## Aim of the task
Take the lines from the top down to and including the one with "plt.rcParams['font.family'] = ['Liberation" and repeat them exactly. Omit images.

━━━ Source data

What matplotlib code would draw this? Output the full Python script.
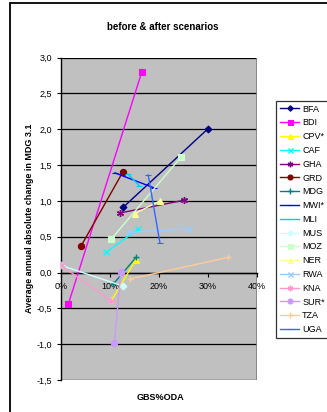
import matplotlib
matplotlib.use("Agg")
import matplotlib.pyplot as plt
from matplotlib.patches import Rectangle
from matplotlib.ticker import FuncFormatter, MultipleLocator

plt.rcParams['font.family'] = ['Liberation Sans', 'DejaVu Sans']

countries = ["BFA", "BDI", "CPV*", "CAF", "GHA", "GRD", "MDG", "MWI*", "MLI",
             "MUS", "MOZ", "NER", "RWA", "KNA", "SUR*", "TZA", "UGA"]
# before / after: x = GBS%ODA, y = change in MDG 3.1
x_before = [0.127, 0.015, 0.103, 0.092, 0.120, 0.041, 0.107, 0.110, 0.137,
            0.000, 0.103, 0.150, 0.139, 0.000, 0.109, 0.141, 0.178]
y_before = [0.91, -0.44, -0.39, 0.28, 0.83, 0.37, -0.16, 1.39, 1.37,
            0.10, 0.47, 0.82, 0.56, 0.10, -0.99, -0.09, 1.36]
x_after = [0.299, 0.165, 0.153, 0.158, 0.252, 0.126, 0.153, 0.190, 0.160,
           0.127, 0.245, 0.202, 0.262, 0.103, 0.122, 0.340, 0.202]
y_after = [2.00, 2.80, 0.18, 0.61, 1.01, 1.40, 0.21, 1.18, 1.21,
           -0.19, 1.61, 1.00, 0.61, -0.40, 0.01, 0.21, 0.41]

colors = ["#000080", "#FF00FF", "#FFFF00", "#00FFFF", "#800080", "#800000",
          "#008080", "#0000FF", "#00CCFF", "#CCFFFF", "#CCFFCC", "#FFFF99",
          "#99CCFF", "#FF99CC", "#CC99FF", "#FFCC99", "#3366FF"]
markers = ["D", "s", "^", "x", (6, 2, 0), "o", "+", "_", "_",
           "D", "s", "^", "x", (6, 2, 0), "o", "+", "_"]
msizes = [3.5, 4.5, 4.5, 4.5, 5, 4.5, 5, 4, 4, 3.5, 4.5, 4.5, 4.5, 5, 4.5, 5, 4]

W, H = 327, 412
fig = plt.figure(figsize=(W / 100, H / 100), dpi=100)
fig.patch.set_facecolor("white")

# Outer chart border (left and top visible)
fig.patches.append(Rectangle((10 / W, -0.2), 1.5, 1.2 - 3 / H,
                             transform=fig.transFigure, fill=False,
                             edgecolor="black", linewidth=1.3))

ax = fig.add_axes([61 / W, 1 - 380 / H, (257 - 61) / W, (380 - 57.5) / H])
ax.set_facecolor("#C0C0C0")
ax.set_xlim(0, 0.4)
ax.set_ylim(-1.5, 3.0)

ax.yaxis.set_major_locator(MultipleLocator(0.5))
ax.xaxis.set_major_locator(MultipleLocator(0.1))
ax.grid(axis="y", color="black", linewidth=0.9)
ax.set_axisbelow(True)

lines = []
for i, c in enumerate(countries):
    mew = 1.0 if markers[i] in ("x", "+", (6, 2, 0)) else 0.8
    ln, = ax.plot([x_before[i], x_after[i]], [y_before[i], y_after[i]],
                  color=colors[i], linewidth=1.0, marker=markers[i],
                  markersize=msizes[i], markerfacecolor=colors[i],
                  markeredgecolor=colors[i], markeredgewidth=mew, label=c,
                  zorder=3)
    lines.append(ln)

for s in ["top", "right"]:
    ax.spines[s].set_visible(False)
ax.spines["bottom"].set_position(("data", 0))
ax.spines["bottom"].set_color("black")
ax.spines["bottom"].set_linewidth(1.0)
ax.spines["left"].set_linewidth(1.0)

# right edge of plot area
ax.axvline(0.4, color="#808080", linewidth=1.2, zorder=1)

ax.yaxis.set_major_formatter(FuncFormatter(lambda v, p: f"{v:.1f}".replace(".", ",")))
ax.xaxis.set_major_formatter(FuncFormatter(lambda v, p: f"{v*100:.0f}%"))
ax.tick_params(axis="both", labelsize=6.5, length=3, width=0.8, direction="out")
ax.tick_params(axis="x", pad=4)

fig.text(163 / W, 1 - 27 / H, "before & after scenarios", ha="center", va="center",
         fontsize=7, fontweight="bold")
fig.text(160 / W, 1 - 397 / H, "GBS%ODA", ha="center", va="center",
         fontsize=6.5, fontweight="bold")
fig.text(30 / W, 1 - 218 / H, "Average annual absolute change in MDG 3.1",
         ha="center", va="center", rotation=90, fontsize=6.5, fontweight="bold")

leg = fig.legend(handles=lines, loc="upper left",
                 bbox_to_anchor=(276 / W, 1 - 101 / H), bbox_transform=fig.transFigure,
                 fontsize=6.5, frameon=True, fancybox=False, borderpad=0.4,
                 labelspacing=0.53, handlelength=2.2, handletextpad=0.3,
                 borderaxespad=0, markerscale=0.8)
leg.get_frame().set_edgecolor("black")
leg.get_frame().set_linewidth(0.9)

fig.savefig("out.png", dpi=100)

━━━━━━

## Written response
What matplotlib code would draw this? Output the full Python script.
import matplotlib
matplotlib.use("Agg")
import matplotlib.pyplot as plt
from matplotlib.patches import Rectangle
from matplotlib.ticker import FuncFormatter, MultipleLocator

plt.rcParams['font.family'] = ['Liberation Sans', 'DejaVu Sans']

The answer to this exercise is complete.